I mean, how is a court of appeals supposed to know, as a straight question of law, whether the woman whose first offense it is with the cocaine has five children, was trying to earn money for Christmas, had no one to leave the children with when she goes to prison... you know, the facts of Rivera.
Is a court of appeals supposed to look that up in a statute book about whether that story, which happens to be true, let's say, in this instance... I know some of them wouldn't be true, but suppose it was in this instance.
Is there a statute book or a law book where you look up whether that's unusual or not unusual?
Mr. Dreeben: --Of course the--
Unknown Speaker: What is it a judge is supposed to... you see the problem?
Mr. Dreeben: --I see the problem, and I think it would have been a more difficult problem were we not living with about 8 years of experience under the Sentencing Guidelines and a fairly vast body of appellate case law that has defined the permissible parameters of such departures as family circumstances.
Of course, this case is not at all about a departure like family circumstances.
This case is far closer to the kind of example that the Court considered in Rivera itself.
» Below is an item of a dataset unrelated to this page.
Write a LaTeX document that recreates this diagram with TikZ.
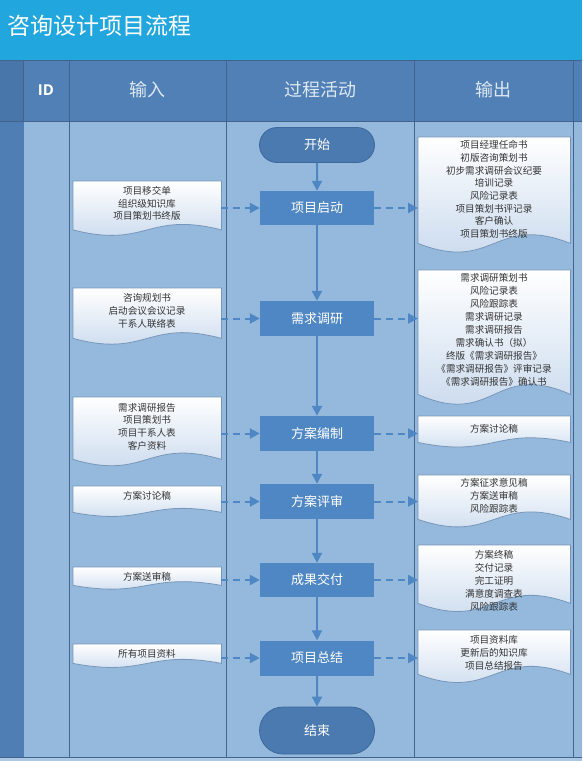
\documentclass[tikz,border=0pt]{standalone}
\usepackage{fontspec}
\newfontfamily\cjk{Noto Sans CJK SC}
\newfontfamily\latinsans{Open Sans}
\usetikzlibrary{arrows.meta,shapes.misc,calc}
\definecolor{titlebg}{RGB}{33,166,222}
\definecolor{headbg}{RGB}{80,128,181}
\definecolor{bodybg}{RGB}{148,185,220}
\definecolor{footbg}{RGB}{170,200,228}
\definecolor{stripbody}{RGB}{78,126,180}
\definecolor{striphead}{RGB}{72,118,170}
\definecolor{boxblue}{RGB}{79,135,196}
\definecolor{termfill}{RGB}{74,122,176}
\definecolor{termline}{RGB}{62,104,155}
\definecolor{sepline}{RGB}{66,100,140}
\definecolor{arrowc}{RGB}{78,135,196}
\definecolor{docborder}{RGB}{120,150,185}
\definecolor{docbottom}{RGB}{196,214,236}
\definecolor{headtext}{RGB}{222,232,244}
\newcommand\docshape[2]{%
  \path[docfill] (#1.north west) -- (#1.north east) -- (#1.south east)
    .. controls ([yshift=#2pt]#1.south) and ([yshift=-#2pt]#1.south) .. (#1.south west) -- cycle;}
\begin{document}
\begin{tikzpicture}[x=1pt,y=-1pt,
  sepl/.style={draw=sepline,line width=0.9pt},
  headtxt/.style={text=headtext,font=\cjk\fontsize{18}{18}\selectfont,inner sep=0},
  proc/.style={rectangle,fill=boxblue,minimum width=114pt,minimum height=34pt,inner sep=0,
    text=white,font=\cjk\fontsize{13}{13}\selectfont},
  term/.style={rounded rectangle,fill=termfill,draw=termline,line width=0.8pt,minimum width=115pt,
    inner sep=0,text=white,font=\cjk\fontsize{13}{13}\selectfont},
  indoc/.style={rectangle,anchor=north west,minimum width=148pt,inner sep=0},
  outdoc/.style={rectangle,anchor=north west,minimum width=152pt,inner sep=0},
  docfill/.style={draw=docborder,line width=0.8pt,top color=white,bottom color=docbottom},
  doctext/.style={align=center,inner sep=0,text=black!80,font=\cjk\fontsize{9.6}{12.7}\selectfont},
  doctextb/.style={align=center,inner sep=0,text=black!80,font=\cjk\fontsize{9.6}{13}\selectfont},
  flow/.style={draw=arrowc,line width=2pt,-{Triangle[length=10pt,width=10pt]}},
  dflow/.style={draw=arrowc,line width=2pt,dash pattern=on 7pt off 5pt,-{Triangle[length=10pt,width=10pt]}}
]
\useasboundingbox (0,0) rectangle (582,761);
% backgrounds
\fill[titlebg] (0,0) rectangle (582,60);
\fill[headbg] (0,60) rectangle (582,121);
\fill[bodybg] (0,121) rectangle (582,757);
\fill[footbg] (0,757) rectangle (582,761);
\fill[striphead] (0,60) rectangle (23,121);
\fill[stripbody] (0,121) rectangle (24,757);
\draw[sepl] (0,60) -- (582,60);
\draw[sepl] (0,121) -- (582,121);
\draw[sepl] (0,757) -- (582,757);
\draw[sepl] (23,60) -- (23,121);
\draw[sepl] (69,60) -- (69,757);
\draw[sepl] (226,60) -- (226,757);
\draw[sepl] (414,60) -- (414,757);
\draw[sepl] (573,60) -- (573,757);
% title and headers
\node[anchor=west,inner sep=0,text=white,font=\cjk\fontsize{23}{23}\selectfont] (title) at (7,26) {咨询设计项目流程};
\node[text=white,font=\latinsans\bfseries\fontsize{15}{15}\selectfont,inner sep=0] (hid) at (46,90) {ID};
\node[headtxt] (hin) at (147,90) {输入};
\node[headtxt] (hproc) at (320,90) {过程活动};
\node[headtxt] (hout) at (493,90) {输出};
% process column
\node[term,minimum height=35pt] (start) at (317,145) {开始};
\node[proc] (p1) at (317,208) {项目启动};
\node[proc,minimum height=35pt] (p2) at (317,318.5) {需求调研};
\node[proc,minimum height=35pt] (p3) at (317,433.5) {方案编制};
\node[proc,minimum height=35pt] (p4) at (317,501.5) {方案评审};
\node[proc] (p5) at (317,580) {成果交付};
\node[proc,minimum height=35pt] (p6) at (317,658) {项目总结};
\node[term,minimum height=47pt] (end) at (317,730.5) {结束};
% input documents
\node[indoc,minimum height=48.5pt] (i1) at (73,181) {};
\node[indoc,minimum height=50pt] (i2) at (73,288) {};
\node[indoc,minimum height=62pt] (i3) at (73,397) {};
\node[indoc,minimum height=26pt] (i4) at (73,486) {};
\node[indoc,minimum height=18pt] (i5) at (73,567) {};
\node[indoc,minimum height=19pt] (i6) at (73,644) {};
\docshape{i1}{19}
\docshape{i2}{20}
\docshape{i3}{22}
\docshape{i4}{14}
\docshape{i5}{13}
\docshape{i6}{14}
\node[doctext] (i1t) at (147,203.5) {项目移交单\\组织级知识库\\项目策划书终版};
\node[doctext] (i2t) at (147,311) {咨询规划书\\启动会议会议记录\\干系人联络表};
\node[doctext] (i3t) at (147,426.5) {需求调研报告\\项目策划书\\项目干系人表\\客户资料};
\node[doctext] (i4t) at (147,496) {方案讨论稿};
\node[doctext] (i5t) at (147,577) {方案送审稿};
\node[doctext] (i6t) at (147,654) {所有项目资料};
% output documents
\node[outdoc,minimum height=106pt] (o1) at (418,137) {};
\node[outdoc,minimum height=124pt] (o2) at (418,270) {};
\node[outdoc,minimum height=26pt] (o3) at (418,416) {};
\node[outdoc,minimum height=44pt] (o4) at (418,475) {};
\node[outdoc,minimum height=58pt] (o5) at (418,545) {};
\node[outdoc,minimum height=44pt] (o6) at (418,630) {};
\docshape{o1}{30}
\docshape{o2}{34}
\docshape{o3}{16}
\docshape{o4}{26}
\docshape{o5}{28}
\docshape{o6}{28}
\node[doctext] (o1t) at (494,189.5) {项目经理任命书\\初版咨询策划书\\初步需求调研会议纪要\\培训记录\\风险记录表\\项目策划书评记录\\客户确认\\项目策划书终版};
\node[doctextb] (o2t) at (494,330) {需求调研策划书\\风险记录表\\风险跟踪表\\需求调研记录\\需求调研报告\\需求确认书（拟）\\终版《需求调研报告》\\《需求调研报告》评审记录\\《需求调研报告》确认书};
\node[doctext] (o3t) at (494,429) {方案讨论稿};
\node[doctextb] (o4t) at (494,496) {方案征求意见稿\\方案送审稿\\风险跟踪表};
\node[doctextb] (o5t) at (494,581) {方案终稿\\交付记录\\完工证明\\满意度调查表\\风险跟踪表};
\node[doctextb] (o6t) at (494,653) {项目资料库\\更新后的知识库\\项目总结报告};
% flow arrows
\draw[flow] (start) -- (p1);
\draw[flow] (p1) -- (p2);
\draw[flow] (p2) -- (p3);
\draw[flow] (p3) -- (p4);
\draw[flow] (p4) -- (p5);
\draw[flow] (p5) -- (p6);
\draw[flow] (p6) -- (end);
% input arrows
\draw[dflow] (i1.east |- p1.west) -- (p1.west);
\draw[dflow] (i2.east |- p2.west) -- (p2.west);
\draw[dflow] (i3.east |- p3.west) -- (p3.west);
\draw[dflow] (i4.east |- p4.west) -- (p4.west);
\draw[dflow] (i5.east |- p5.west) -- (p5.west);
\draw[dflow] (i6.east |- p6.west) -- (p6.west);
% output arrows
\draw[dflow] (p1.east) -- (p1.east -| o1.west);
\draw[dflow] (p2.east) -- (p2.east -| o2.west);
\draw[dflow] (p3.east) -- (p3.east -| o3.west);
\draw[dflow] (p4.east) -- (p4.east -| o4.west);
\draw[dflow] (p5.east) -- (p5.east -| o5.west);
\draw[dflow] (p6.east) -- (p6.east -| o6.west);
\end{tikzpicture}
\end{document}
Are typical needs to make restitution, part of the heartland of embezzlement cases, such that the fact that the defendant will be put in prison and have more difficulty making restitution constitutes a ground for departure?
The court of appeals in that case correctly, in our view, said obviously not, because in the typical embezzlement case it's fairly clear that you're going to have the need for some restitution, and it's obvious that it would be far more difficult to make restitution if you're in prison, so the question of whether typical restitution needs are within the heartland was resolved as one of law.
Other courts have taken a look at... thank you, Mr. Chief Justice.
Unknown Speaker: Thank you, Mr. Dreeben.
Mr. Olson, you have a minute remaining.
Rebuttal of Theodore B. Olson
Mr. Olson: Let me address that point, because in the ad damnum portion of the Rivera case the court indeed sent that back to the district court and said, if you find the need for restitution in that case particularly unusual, please explain your reasons.
Then the court of appeals would examine that and give that whatever deference was appropriate because of the superior feel of the district court with respect to the facts of that case that made it unusual.
The Government is presenting here a sharply discrete and different view of how the Sentencing Guidelines, the Sentencing Commission, the district courts and the appellate courts ought to work.
The Sentencing Commission believes that unless it has... because it is the delegee of legislative authority from Congress, unless it has taken factors off the table, it intends the district courts to look at those factors, explain them, and then when they're abused, when there's an abuse of discretion, that can be corrected in a specific case by an appellate court or it can be corrected in gross by the Sentencing Commission, which examines and processes all of those departure decisions and decides whether it's necessary to amend the guidelines, and it does that on a yearly basis by sending changes and amendments to the guidelines to Congress and... if it's necessary to do that.
Because the Sentencing Commission--
Chief Justice Rehnquist: Thank you, Mr. Olson.
Mr. Olson: --Thank you.
Chief Justice Rehnquist: The case is submitted.
Unknown Speaker: The honorable court is now adjourned until tomorrow at ten o'clock.